*** Records to process
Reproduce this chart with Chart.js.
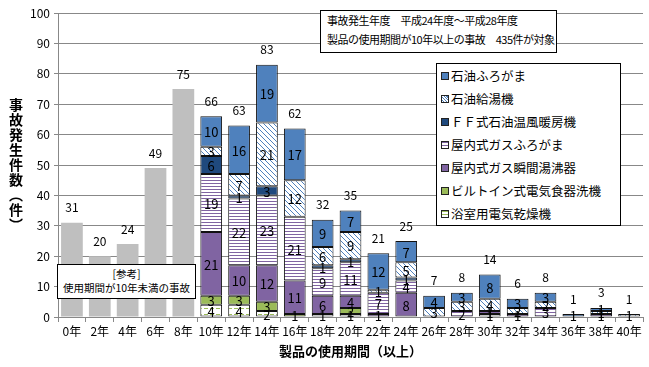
<!DOCTYPE html>
<html>
<head>
<meta charset="utf-8">
<script src="https://cdn.jsdelivr.net/npm/chart.js@4.4.1/dist/chart.umd.min.js"></script>
<style>
  body { margin: 0; background: #fff; font-family: "Noto Sans CJK JP", sans-serif; }
  #wrap { position: relative; width: 649px; height: 367px; }
  #chart { position: absolute; left: 0; top: 0; }
  .box { position: absolute; background: #fff; border: 1px solid #000; color: #000; }
  #note { left: 320px; top: 10px; width: 229px; height: 41px; font-size: 11px; letter-spacing: -0.5px; line-height: 19px; padding-left: 6px; white-space: nowrap; }
  #ref { left: 57px; top: 264px; width: 137px; height: 31px; font-size: 10.5px; line-height: 14px; text-align: center; padding-top: 2px; white-space: nowrap; }
  #legend { left: 436px; top: 63px; width: 183px; height: 161px; font-size: 12.5px; }
  #legend div { height: 23px; line-height: 23px; padding-left: 4px; white-space: nowrap; }
  #legend span { display: inline-block; width: 6px; height: 6px; border: 1px solid #222; margin-right: 2px; vertical-align: 1px; }
  #ytitle { position: absolute; left: 6px; top: 98px; writing-mode: vertical-rl; font-size: 14px; font-weight: bold; letter-spacing: 1px; }
</style>
</head>
<body>
<div id="wrap">
  <canvas id="chart" width="649" height="367"></canvas>
  <div id="ytitle">事故発生件数（件）</div>
  <div class="box" id="note">事故発生年度　平成24年度～平成28年度<br>製品の使用期間が10年以上の事故　435件が対象</div>
  <div class="box" id="ref">[参考]<br>使用期間が10年未満の事故</div>
  <div class="box" id="legend"></div>
</div>
<script>
document.addEventListener('DOMContentLoaded', function () {

    // Data
    const categories = ['0年', '2年', '4年', '6年', '8年', '10年', '12年', '14年', '16年', '18年', '20年',
        '22年', '24年', '26年', '28年', '30年', '32年', '34年', '36年', '38年', '40年'];
    const under10 = [31, 20, 24, 49, 75, null, null, null, null, null, null, null, null, null, null, null, null, null, null, null, null];
    const bathDryer = [0, 0, 0, 0, 0, 4, 4, 2, 0, 1, 1, 0, 0, 0, 0, 1, 0, 0, 0, 0, 0];
    const dishwasher = [0, 0, 0, 0, 0, 3, 3, 3, 1, 0, 2, 0, 0, 0, 0, 0, 0, 0, 0, 0, 0];
    const gasHeater = [0, 0, 0, 0, 0, 21, 10, 12, 11, 6, 4, 1, 8, 0, 0, 0, 0, 0, 0, 1, 0];
    const gasBath = [0, 0, 0, 0, 0, 19, 22, 23, 21, 9, 11, 7, 4, 0, 2, 1, 1, 3, 0, 0, 0];
    const ffHeater = [0, 0, 0, 0, 0, 6, 1, 3, 0, 1, 1, 0, 1, 0, 0, 0, 0, 0, 0, 0, 0];
    const oilWater = [0, 0, 0, 0, 0, 3, 7, 21, 12, 6, 9, 1, 5, 3, 3, 4, 2, 2, 0, 1, 1];
    const oilBath = [0, 0, 0, 0, 0, 10, 16, 19, 17, 9, 7, 12, 7, 4, 3, 8, 3, 3, 1, 1, 0];
    const yTicks = [0, 10, 20, 30, 40, 50, 60, 70, 80, 90, 100];

    // Patterns
    function makePattern(size, bg, draw) {
        const c = document.createElement('canvas');
        c.width = size; c.height = size;
        const g = c.getContext('2d');
        g.fillStyle = bg;
        g.fillRect(0, 0, size, size);
        draw(g, size);
        return g.createPattern(c, 'repeat');
    }
    const diagPattern = makePattern(5, '#fff', (g, s) => {
        g.strokeStyle = '#4F81BD';
        g.lineWidth = 1;
        g.beginPath();
        g.moveTo(-1, -1); g.lineTo(s + 1, s + 1);
        g.moveTo(-1, s - 1); g.lineTo(1, s + 1);
        g.moveTo(s - 1, -1); g.lineTo(s + 1, 1);
        g.stroke();
    });
    const stripePattern = makePattern(3, '#fff', (g, s) => {
        g.fillStyle = '#8064A2';
        g.fillRect(0, 0, s, 1);
    });
    const dashPattern = makePattern(6, '#fff', (g, s) => {
        g.fillStyle = '#9BBB59';
        g.fillRect(0, 2, 4, 1);
    });

    const series = [
        { label: '浴室用電気乾燥機', data: bathDryer, bg: dashPattern, css: 'repeating-linear-gradient(0deg,#fff 0 2px,#9BBB59 2px 3px)' },
        { label: 'ビルトイン式電気食器洗機', data: dishwasher, bg: '#9BBB59', css: '#9BBB59' },
        { label: '屋内式ガス瞬間湯沸器', data: gasHeater, bg: '#8064A2', css: '#8064A2' },
        { label: '屋内式ガスふろがま', data: gasBath, bg: stripePattern, css: 'repeating-linear-gradient(0deg,#fff 0 2px,#8064A2 2px 3px)' },
        { label: 'ＦＦ式石油温風暖房機', data: ffHeater, bg: '#1F497D', css: '#1F497D' },
        { label: '石油給湯機', data: oilWater, bg: diagPattern, css: 'repeating-linear-gradient(45deg,#fff 0 1px,#4F81BD 1px 2px)' },
        { label: '石油ふろがま', data: oilBath, bg: '#4F81BD', css: '#4F81BD' }
    ];

    // Legend (top to bottom is reverse of stacking)
    const legendEl = document.getElementById('legend');
    series.slice().reverse().forEach(s => {
        const row = document.createElement('div');
        row.innerHTML = `<span style="background:${s.css}"></span>${s.label}`;
        legendEl.appendChild(row);
    });

    const datasets = [{
        label: '10年未満',
        data: under10,
        backgroundColor: '#BFBFBF',
        borderWidth: 0,
        stack: 's'
    }].concat(series.map(s => ({
        label: s.label,
        data: s.data.map(v => v === 0 ? null : v),
        backgroundColor: s.bg,
        borderColor: '#111',
        borderWidth: 1,
        borderSkipped: false,
        stack: 's'
    })));

    const totals = categories.map((c, i) => (under10[i] || 0) + series.reduce((a, s) => a + s.data[i], 0));

    // Value labels inside segments and totals above bars
    const labelPlugin = {
        id: 'labels',
        afterDatasetsDraw(chart) {
            const ctx = chart.ctx;
            ctx.save();
            ctx.fillStyle = '#000';
            ctx.textAlign = 'center';
            ctx.textBaseline = 'middle';
            ctx.font = '13px "Noto Sans CJK JP", sans-serif';
            chart.data.datasets.forEach((ds, di) => {
                if (di === 0) return;
                chart.getDatasetMeta(di).data.forEach((el, i) => {
                    const v = ds.data[i];
                    if (!v) return;
                    ctx.fillText(String(v), el.x, (el.y + el.base) / 2 + 1);
                });
            });
            ctx.font = '12px "Noto Sans CJK JP", sans-serif';
            totals.forEach((t, i) => {
                if (!t) return;
                const x = chart.scales.x.getPixelForValue(i);
                const y = chart.scales.y.getPixelForValue(t);
                ctx.fillText(String(t), x, y - 15);
            });
            ctx.restore();
        }
    };

    new Chart(document.getElementById('chart'), {
        type: 'bar',
        data: { labels: categories, datasets: datasets },
        plugins: [labelPlugin],
        options: {
            responsive: false,
            animation: false,
            layout: { padding: { left: 0, right: 6, top: 13, bottom: 4 } },
            plugins: { legend: { display: false }, tooltip: { enabled: false } },
            datasets: { bar: { barPercentage: 0.78, categoryPercentage: 1 } },
            scales: {
                x: {
                    stacked: true,
                    grid: { display: true, drawOnChartArea: false, offset: true, tickLength: 5, color: '#888' },
                    border: { color: '#888' },
                    ticks: { color: '#000', font: { size: 12, family: '"Noto Sans CJK JP", sans-serif' }, maxRotation: 0, autoSkip: false, padding: 2 },
                    title: { display: true, text: '製品の使用期間（以上）', color: '#000', font: { size: 13, weight: 'bold', family: '"Noto Sans CJK JP", sans-serif' }, padding: { top: 3, bottom: 4 } }
                },
                y: {
                    stacked: true,
                    min: 0, max: 100,
                    afterFit: s => { s.width = 58; },
                    afterBuildTicks: s => { s.ticks = yTicks.map(v => ({ value: v })); },
                    grid: { color: '#888', tickLength: 4 },
                    border: { color: '#888' },
                    ticks: { color: '#000', font: { size: 12, family: '"Noto Sans CJK JP", sans-serif' }, padding: 4 }
                }
            }
        }
    });
});
</script>
</body>
</html>
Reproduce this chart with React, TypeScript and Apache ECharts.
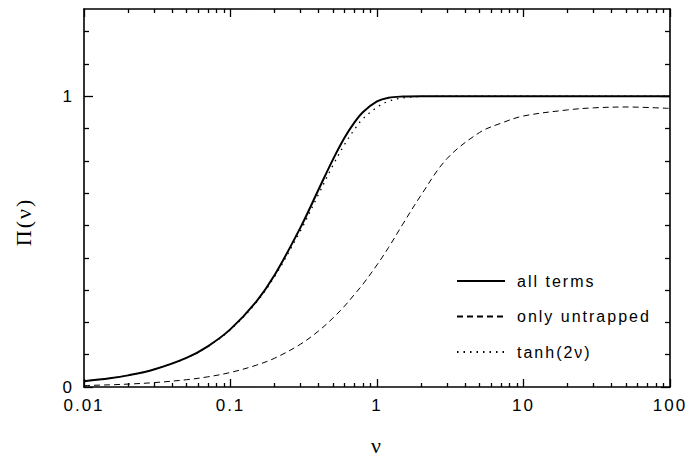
******
Prompt = Repeat, exactly and in full, each line from the start of the data to the line that contains "document.addEventListener('DOMContentLoaded', function ()". Pictures do not go in.

Response for this exercise =
Reproduce this chart with Chart.js.
<!DOCTYPE html>
<html>
<head>
<meta charset="utf-8">
<script src="https://cdn.jsdelivr.net/npm/chart.js@4.4.1/dist/chart.umd.min.js"></script>
<style>
  body { margin: 0; background: #fff; font-family: "Noto Sans CJK JP", sans-serif; }
  #wrap { position: relative; width: 649px; height: 367px; }
  #chart { position: absolute; left: 0; top: 0; }
  .box { position: absolute; background: #fff; border: 1px solid #000; color: #000; }
  #note { left: 320px; top: 10px; width: 229px; height: 41px; font-size: 11px; letter-spacing: -0.5px; line-height: 19px; padding-left: 6px; white-space: nowrap; }
  #ref { left: 57px; top: 264px; width: 137px; height: 31px; font-size: 10.5px; line-height: 14px; text-align: center; padding-top: 2px; white-space: nowrap; }
  #legend { left: 436px; top: 63px; width: 183px; height: 161px; font-size: 12.5px; }
  #legend div { height: 23px; line-height: 23px; padding-left: 4px; white-space: nowrap; }
  #legend span { display: inline-block; width: 6px; height: 6px; border: 1px solid #222; margin-right: 2px; vertical-align: 1px; }
  #ytitle { position: absolute; left: 6px; top: 98px; writing-mode: vertical-rl; font-size: 14px; font-weight: bold; letter-spacing: 1px; }
</style>
</head>
<body>
<div id="wrap">
  <canvas id="chart" width="649" height="367"></canvas>
  <div id="ytitle">事故発生件数（件）</div>
  <div class="box" id="note">事故発生年度　平成24年度～平成28年度<br>製品の使用期間が10年以上の事故　435件が対象</div>
  <div class="box" id="ref">[参考]<br>使用期間が10年未満の事故</div>
  <div class="box" id="legend"></div>
</div>
<script>
document.addEventListener('DOMContentLoaded', function () {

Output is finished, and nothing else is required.